Increasing domestic nuclear energy production is a priority for the administration of President Donald Trump, who’s signed a series of executive orders aiming to “unleash American energy” as power demand increases for the first time in decades. It’s a project with deep roots in East Tennessee. Moree than 150 nuclear companies are based in or operate in Knoxville and Oak Ridge.

The Nuclear Company itself doesn’t have tight business ties to East Tennessee at this point, Klecha told Knox News, but it’s open to the prospect going forward.

Nuclear on an upswing across the US, with strong East Tennessee ties

If UT’s numbers represent a broader trend of research interest in the U.S. nuclear sphere, they’re a break with the recent past.

An analysis from the International Energy Agency shows the U.S. has slowed low-carbon energy research spending on nuclear technology since the 1990s. But Greg Boerschig, vice president of the Tennessee Valley Authority’s Clinch River reactor project, said there’s support for nuclear power across political party lines.

Both former President Joe Biden, a Democrat, and Trump, a Republican, have backed nuclear generation, which accounts for a little less than 20% of utility-scale generation.

“This is really the first time in my career that we’ve seen bipartisan support for the industry,” Boerschig said.

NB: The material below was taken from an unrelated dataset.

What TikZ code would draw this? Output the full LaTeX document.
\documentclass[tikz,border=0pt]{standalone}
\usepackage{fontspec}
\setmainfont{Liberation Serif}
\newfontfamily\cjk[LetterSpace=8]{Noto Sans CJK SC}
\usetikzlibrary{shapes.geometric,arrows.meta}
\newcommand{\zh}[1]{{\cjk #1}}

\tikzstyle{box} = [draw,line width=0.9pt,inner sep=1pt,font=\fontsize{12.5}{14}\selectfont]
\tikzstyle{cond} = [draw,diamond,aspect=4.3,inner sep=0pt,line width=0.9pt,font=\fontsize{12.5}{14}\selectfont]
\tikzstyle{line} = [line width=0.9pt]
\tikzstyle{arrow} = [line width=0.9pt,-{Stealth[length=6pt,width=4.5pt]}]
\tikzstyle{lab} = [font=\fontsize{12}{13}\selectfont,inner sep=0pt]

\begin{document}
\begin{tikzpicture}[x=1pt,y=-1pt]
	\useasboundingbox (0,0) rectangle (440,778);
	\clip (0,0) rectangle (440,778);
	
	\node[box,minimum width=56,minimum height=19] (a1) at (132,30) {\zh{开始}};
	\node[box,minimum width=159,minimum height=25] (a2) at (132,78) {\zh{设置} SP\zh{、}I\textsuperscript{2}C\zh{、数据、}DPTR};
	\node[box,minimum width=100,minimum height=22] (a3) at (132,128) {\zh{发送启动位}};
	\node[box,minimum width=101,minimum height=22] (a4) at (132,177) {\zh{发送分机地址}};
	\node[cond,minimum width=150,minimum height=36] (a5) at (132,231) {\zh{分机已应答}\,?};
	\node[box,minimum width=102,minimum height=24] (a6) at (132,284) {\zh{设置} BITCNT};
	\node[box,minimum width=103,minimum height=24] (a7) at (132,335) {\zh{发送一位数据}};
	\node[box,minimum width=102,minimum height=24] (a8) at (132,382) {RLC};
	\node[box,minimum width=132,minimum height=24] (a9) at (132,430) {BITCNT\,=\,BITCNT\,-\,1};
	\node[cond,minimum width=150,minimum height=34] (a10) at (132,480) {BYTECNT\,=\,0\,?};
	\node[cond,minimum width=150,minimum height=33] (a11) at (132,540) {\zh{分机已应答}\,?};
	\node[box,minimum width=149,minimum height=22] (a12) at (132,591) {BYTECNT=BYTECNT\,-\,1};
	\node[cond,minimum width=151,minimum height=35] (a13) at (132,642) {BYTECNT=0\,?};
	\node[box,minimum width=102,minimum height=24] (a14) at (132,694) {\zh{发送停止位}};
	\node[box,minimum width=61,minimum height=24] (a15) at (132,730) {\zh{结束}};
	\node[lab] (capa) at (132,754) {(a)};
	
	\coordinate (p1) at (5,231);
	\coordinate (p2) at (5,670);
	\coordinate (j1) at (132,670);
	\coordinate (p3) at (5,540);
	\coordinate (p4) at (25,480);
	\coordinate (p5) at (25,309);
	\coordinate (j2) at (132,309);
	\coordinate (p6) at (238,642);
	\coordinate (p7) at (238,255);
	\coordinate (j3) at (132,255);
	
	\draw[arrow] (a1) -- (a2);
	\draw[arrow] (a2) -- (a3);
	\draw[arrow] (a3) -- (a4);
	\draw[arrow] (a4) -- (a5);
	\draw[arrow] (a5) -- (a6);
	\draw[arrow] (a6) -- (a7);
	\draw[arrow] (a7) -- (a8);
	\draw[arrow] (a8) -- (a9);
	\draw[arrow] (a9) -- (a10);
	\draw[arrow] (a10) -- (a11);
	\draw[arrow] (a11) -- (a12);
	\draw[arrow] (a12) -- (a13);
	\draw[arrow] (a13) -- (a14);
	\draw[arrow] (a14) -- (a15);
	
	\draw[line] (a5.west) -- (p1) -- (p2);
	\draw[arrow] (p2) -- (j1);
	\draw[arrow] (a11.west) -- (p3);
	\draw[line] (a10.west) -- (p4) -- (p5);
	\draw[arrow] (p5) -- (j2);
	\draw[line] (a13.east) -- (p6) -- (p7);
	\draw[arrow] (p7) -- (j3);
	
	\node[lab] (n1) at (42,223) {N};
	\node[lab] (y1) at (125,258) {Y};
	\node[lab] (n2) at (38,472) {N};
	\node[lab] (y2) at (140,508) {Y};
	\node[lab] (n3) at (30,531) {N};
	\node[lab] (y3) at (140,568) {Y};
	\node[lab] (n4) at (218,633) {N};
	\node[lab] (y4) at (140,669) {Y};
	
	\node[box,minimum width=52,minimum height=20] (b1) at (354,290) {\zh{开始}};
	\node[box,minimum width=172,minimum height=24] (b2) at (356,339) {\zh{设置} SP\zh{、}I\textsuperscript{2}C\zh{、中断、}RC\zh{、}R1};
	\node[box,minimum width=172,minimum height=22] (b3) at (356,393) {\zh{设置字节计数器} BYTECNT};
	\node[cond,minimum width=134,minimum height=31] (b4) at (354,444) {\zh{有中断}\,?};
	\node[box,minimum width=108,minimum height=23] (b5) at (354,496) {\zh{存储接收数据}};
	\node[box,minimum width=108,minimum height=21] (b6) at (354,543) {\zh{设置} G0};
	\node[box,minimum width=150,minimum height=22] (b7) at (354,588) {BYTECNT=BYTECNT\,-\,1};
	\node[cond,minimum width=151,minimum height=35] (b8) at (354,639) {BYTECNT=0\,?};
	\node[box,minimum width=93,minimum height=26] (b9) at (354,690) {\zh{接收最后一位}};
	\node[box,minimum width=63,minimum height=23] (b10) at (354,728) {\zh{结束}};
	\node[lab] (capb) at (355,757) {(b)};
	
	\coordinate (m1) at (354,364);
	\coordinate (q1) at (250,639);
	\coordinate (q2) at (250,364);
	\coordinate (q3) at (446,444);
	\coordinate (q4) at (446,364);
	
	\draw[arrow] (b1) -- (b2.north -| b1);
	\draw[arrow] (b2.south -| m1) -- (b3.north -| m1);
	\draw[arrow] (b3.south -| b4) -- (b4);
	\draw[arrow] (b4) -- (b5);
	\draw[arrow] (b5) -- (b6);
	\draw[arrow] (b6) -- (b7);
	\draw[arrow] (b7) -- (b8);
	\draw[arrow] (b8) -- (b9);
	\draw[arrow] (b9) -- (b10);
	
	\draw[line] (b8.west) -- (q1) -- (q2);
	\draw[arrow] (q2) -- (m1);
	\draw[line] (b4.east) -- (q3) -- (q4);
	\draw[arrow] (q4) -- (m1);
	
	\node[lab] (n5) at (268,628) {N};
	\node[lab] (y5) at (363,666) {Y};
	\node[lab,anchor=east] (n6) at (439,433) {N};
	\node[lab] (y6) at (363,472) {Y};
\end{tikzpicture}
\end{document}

In Tennessee, officials are mostly aligned when it comes to nuclear energy, according to Tracy Boatner, president of the East Tennessee Economic Council. And recent nuclear waste cleanup efforts have made a difference to East Tennessee’s place in the nuclear space, Boatner said.

Boatner noted dozens of nuclear firms have moved to Oak Ridge.

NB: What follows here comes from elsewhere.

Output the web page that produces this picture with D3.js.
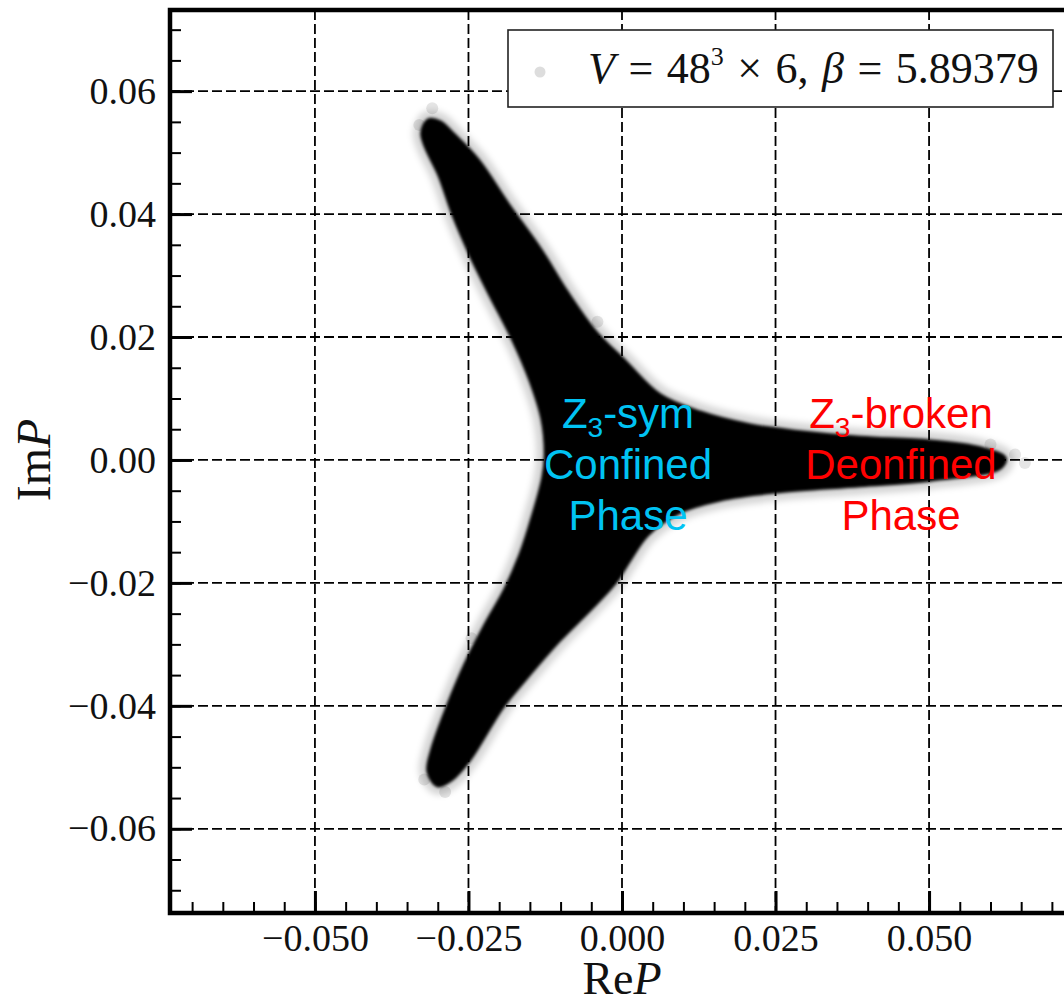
<!DOCTYPE html>
<html>
<head>
<meta charset="utf-8">
<script src="https://cdn.jsdelivr.net/npm/d3@7"></script>
<style>
body { margin: 0; background: #fff; }
svg text { font-family: "Liberation Serif", "Times New Roman", serif; }
.phase { font-family: "Liberation Sans", Arial, sans-serif; font-size: 42px; text-anchor: middle; }
</style>
</head>
<body>
<svg id="chart" width="1064" height="1005"></svg>
<script>
// Axis ticks and labels
const xTicks = [-0.050, -0.025, 0.000, 0.025, 0.050];
const xTickLabels = ['\u22120.050', '\u22120.025', '0.000', '0.025', '0.050'];
const yTicks = [-0.06, -0.04, -0.02, 0.00, 0.02, 0.04, 0.06];
const yTickLabels = ['\u22120.06', '\u22120.04', '\u22120.02', '0.00', '0.02', '0.04', '0.06'];
const minorTicks = [-0.070, -0.065, -0.060, -0.055, -0.050, -0.045, -0.040, -0.035, -0.030,
    -0.025, -0.020, -0.015, -0.010, -0.005, 0.000, 0.005, 0.010, 0.015, 0.020, 0.025,
    0.030, 0.035, 0.040, 0.045, 0.050, 0.055, 0.060, 0.065, 0.070];

// Outline of the dense cloud of (ReP, ImP) samples
const cloudOutline = [
    // upper arm tip, then its right edge
    [-0.0326, 0.0532], [-0.0316, 0.0553], [-0.0296, 0.0550], [-0.0277, 0.0533],
    [-0.0234, 0.0488], [-0.0185, 0.0416], [-0.0132, 0.0342], [-0.0091, 0.0276],
    [-0.0044, 0.0210], [0.0005, 0.0161],
    // junction into the right arm
    [0.0062, 0.0106], [0.0127, 0.0078], [0.0209, 0.0057], [0.0290, 0.0046],
    [0.0388, 0.0037], [0.0502, 0.0031], [0.0583, 0.0020], [0.0624, 0.0003],
    [0.0616, -0.0013], [0.0502, -0.0033], [0.0388, -0.0042], [0.0252, -0.0052],
    [0.0160, -0.0065], [0.0095, -0.0085], [0.0042, -0.0122], [0.0013, -0.0163],
    // lower arm right edge and tip
    [-0.0011, -0.0200], [-0.0052, -0.0244], [-0.0101, -0.0293], [-0.0158, -0.0358],
    [-0.0194, -0.0402], [-0.0248, -0.0488], [-0.0277, -0.0520], [-0.0300, -0.0530],
    [-0.0316, -0.0507], [-0.0310, -0.0472],
    // lower arm left edge
    [-0.0285, -0.0402], [-0.0256, -0.0333], [-0.0223, -0.0268], [-0.0191, -0.0211],
    [-0.0166, -0.0154], [-0.0145, -0.0089], [-0.0129, -0.0029], [-0.0125, 0.0008],
    // upper arm left edge
    [-0.0130, 0.0065], [-0.0150, 0.0130], [-0.0179, 0.0198], [-0.0215, 0.0268],
    [-0.0247, 0.0333], [-0.0275, 0.0398], [-0.0298, 0.0463], [-0.0320, 0.0509]
];

// A few faint stray samples around the tips and edges
const strayPoints = [
    [-0.0309, 0.0572], [-0.0330, 0.0545], [0.0656, -0.0005], [0.0640, 0.0009],
    [-0.0288, -0.0540], [-0.0322, -0.0520], [0.0600, 0.0025], [-0.0040, 0.0225],
    [-0.0210, 0.0360], [-0.0245, -0.0290]
];

const legendParts = [
    { text: 'V', italic: true }, { text: ' = 48' }, { text: '3', sup: true },
    { text: ' \u00d7 6, ', unsup: true }, { text: '\u03b2', italic: true },
    { text: ' = 5.89379' }
];

const symLines = ['Z|3|-sym', 'Confined', 'Phase'];
const brokenLines = ['Z|3|-broken', 'Deonfined', 'Phase'];

const svg = d3.select('#chart');

const x = d3.scaleLinear().domain([-0.0736, 0.0736]).range([170, 1074]);
const y = d3.scaleLinear().domain([-0.0737, 0.0732]).range([913, 10]);

// Filters for the soft scatter edge
const defs = svg.append('defs');
defs.append('filter').attr('id', 'soft').attr('x', '-20%').attr('y', '-20%')
    .attr('width', '140%').attr('height', '140%')
    .append('feGaussianBlur').attr('stdDeviation', 1.6);
defs.append('filter').attr('id', 'halo').attr('x', '-20%').attr('y', '-20%')
    .attr('width', '140%').attr('height', '140%')
    .append('feGaussianBlur').attr('stdDeviation', 3);

// Dashed grid
svg.append('g').selectAll('line').data(xTicks).enter().append('line')
    .attr('x1', d => x(d)).attr('x2', d => x(d))
    .attr('y1', y.range()[1]).attr('y2', y.range()[0])
    .attr('stroke', '#000').attr('stroke-width', 1.8).attr('stroke-dasharray', '10,4');
svg.append('g').selectAll('line').data(yTicks).enter().append('line')
    .attr('x1', x.range()[0]).attr('x2', x.range()[1])
    .attr('y1', d => y(d)).attr('y2', d => y(d))
    .attr('stroke', '#000').attr('stroke-width', 1.8).attr('stroke-dasharray', '10,4');

// Scatter cloud
const outline = d3.line()
    .x(d => x(d[0])).y(d => y(d[1]))
    .curve(d3.curveCatmullRomClosed.alpha(0.5));

svg.append('path').datum(cloudOutline)
    .attr('d', outline)
    .attr('fill', 'none').attr('stroke', '#000').attr('stroke-opacity', 0.16)
    .attr('stroke-width', 18).attr('stroke-linejoin', 'round')
    .attr('filter', 'url(#halo)');

svg.append('g').selectAll('circle').data(strayPoints).enter().append('circle')
    .attr('cx', d => x(d[0])).attr('cy', d => y(d[1])).attr('r', 6)
    .attr('fill', '#000').attr('fill-opacity', 0.1);

svg.append('path').datum(cloudOutline)
    .attr('d', outline)
    .attr('fill', '#050505').attr('stroke', '#050505').attr('stroke-width', 3)
    .attr('stroke-linejoin', 'round')
    .attr('filter', 'url(#soft)');

// Axes: minor and major ticks pointing inward
const left = x.range()[0], bottom = y.range()[0];
svg.append('g').attr('transform', `translate(${left},0)`)
    .call(d3.axisLeft(y).tickValues(minorTicks.filter(d => d > y.domain()[0] && d < y.domain()[1]))
        .tickSize(-11).tickFormat(''))
    .call(g => g.select('.domain').remove())
    .call(g => g.selectAll('line').attr('stroke', '#000').attr('stroke-width', 2));
svg.append('g').attr('transform', `translate(${left},0)`)
    .call(d3.axisLeft(y).tickValues(yTicks).tickSize(-22).tickPadding(14)
        .tickFormat((d, i) => yTickLabels[i]))
    .call(g => g.select('.domain').remove())
    .call(g => g.selectAll('line').attr('stroke', '#000').attr('stroke-width', 3))
    .call(g => g.selectAll('text').attr('font-family', '"Liberation Serif", serif')
        .attr('font-size', 38).attr('fill', '#111'));

svg.append('g').attr('transform', `translate(0,${bottom})`)
    .call(d3.axisBottom(x).tickValues(minorTicks).tickSize(-11).tickFormat(''))
    .call(g => g.select('.domain').remove())
    .call(g => g.selectAll('line').attr('stroke', '#000').attr('stroke-width', 2));
svg.append('g').attr('transform', `translate(0,${bottom})`)
    .call(d3.axisBottom(x).tickValues(xTicks).tickSize(-22).tickPadding(11)
        .tickFormat((d, i) => xTickLabels[i]))
    .call(g => g.select('.domain').remove())
    .call(g => g.selectAll('line').attr('stroke', '#000').attr('stroke-width', 3))
    .call(g => g.selectAll('text').attr('font-family', '"Liberation Serif", serif')
        .attr('font-size', 38).attr('fill', '#111'));

// Frame
svg.append('rect')
    .attr('x', x.range()[0]).attr('y', y.range()[1])
    .attr('width', x.range()[1] - x.range()[0]).attr('height', y.range()[0] - y.range()[1])
    .attr('fill', 'none').attr('stroke', '#000').attr('stroke-width', 4.5);

// Axis titles
const reLabel = svg.append('text').attr('x', x(0)).attr('y', 994)
    .attr('text-anchor', 'middle').attr('font-size', 46).attr('fill', '#111');
reLabel.append('tspan').text('Re');
reLabel.append('tspan').attr('font-style', 'italic').text('P');

const imLabel = svg.append('text')
    .attr('transform', `translate(50,${y(0)}) rotate(-90)`)
    .attr('text-anchor', 'middle').attr('font-size', 48).attr('fill', '#111');
imLabel.append('tspan').text('Im');
imLabel.append('tspan').attr('font-style', 'italic').text('P');

// Legend
svg.append('rect').attr('x', 508).attr('y', 30).attr('width', 545).attr('height', 77)
    .attr('fill', '#fff').attr('stroke', '#222').attr('stroke-width', 1.6);
svg.append('circle').attr('cx', 540).attr('cy', 72).attr('r', 5.5).attr('fill', '#ddd');
const legendText = svg.append('text').attr('x', 588).attr('y', 83)
    .attr('font-size', 44).attr('word-spacing', 2.5).attr('fill', '#111');
legendParts.forEach(p => {
    const t = legendText.append('tspan').text(p.text);
    if (p.italic) t.attr('font-style', 'italic');
    if (p.sup) t.attr('font-size', 26).attr('dy', -18);
    if (p.unsup) t.attr('dy', 18);
});

// Phase annotations
function phaseLabel(lines, cx, color) {
    lines.forEach((line, i) => {
        const t = svg.append('text').attr('class', 'phase')
            .attr('x', cx).attr('y', 428 + i * 51).attr('fill', color);
        const parts = line.split('|');
        if (parts.length === 3) {
            t.append('tspan').text(parts[0]);
            t.append('tspan').attr('font-size', 28).attr('dy', 9).text(parts[1]);
            t.append('tspan').attr('dy', -9).text(parts[2]);
        } else {
            t.text(line);
        }
    });
}
phaseLabel(symLines, 628, '#00c3f3');
phaseLabel(brokenLines, 901, '#ff0000');
</script>
</body>
</html>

“Probably most of these announcements would not have happened if we had not had the cleanup of the legacy waste from the Manhattan Project and the Cold War that enabled us to free up the land so that we could have these projects coming to our state,” she said.

What’s holding back nuclear power in East Tennessee, across the US?

Recent decades have seen America’s nuclear capacity stagnate, according to a report from the Council on Foreign Relations, a think tank focused on international policy. Nuclear development is expensive and time-consuming, making it a heavier political lift than some other forms of energy.

John Canik shows a model of a stellarator created by his nuclear fusion company, Type One Energy, in Hardin Valley on March 26.

Tim Fitzgerald, an economist and professor with the Baker School, said the federal future of nuclear energy rests on executive orders from the Trump administration.

“To use the parlance of the nuclear industry: We’ve had a first mover,” Fitzgerald said, referring to the Trump administration. “We haven’t yet had a fast follower. And it is not clear that the policy process is going to deliver.”

Positions that haven’t been filled and federal restructuring adds to uncertainty on the policy front, he said. The Trump administration’s National Energy Dominance Council also lacks a clear structure, Fitzgerald said, as well as “a clear vision on the value of clean, emission-free power that nuclear can provide.”

The supply chain also presents some challenges.

“You can’t get large forgings in the United States for commercial nuclear steam supply components,” Boerschig said.

Getting that capacity to the U.S. would be helpful in fufilling East Tennessee’s nuclear potential, he said.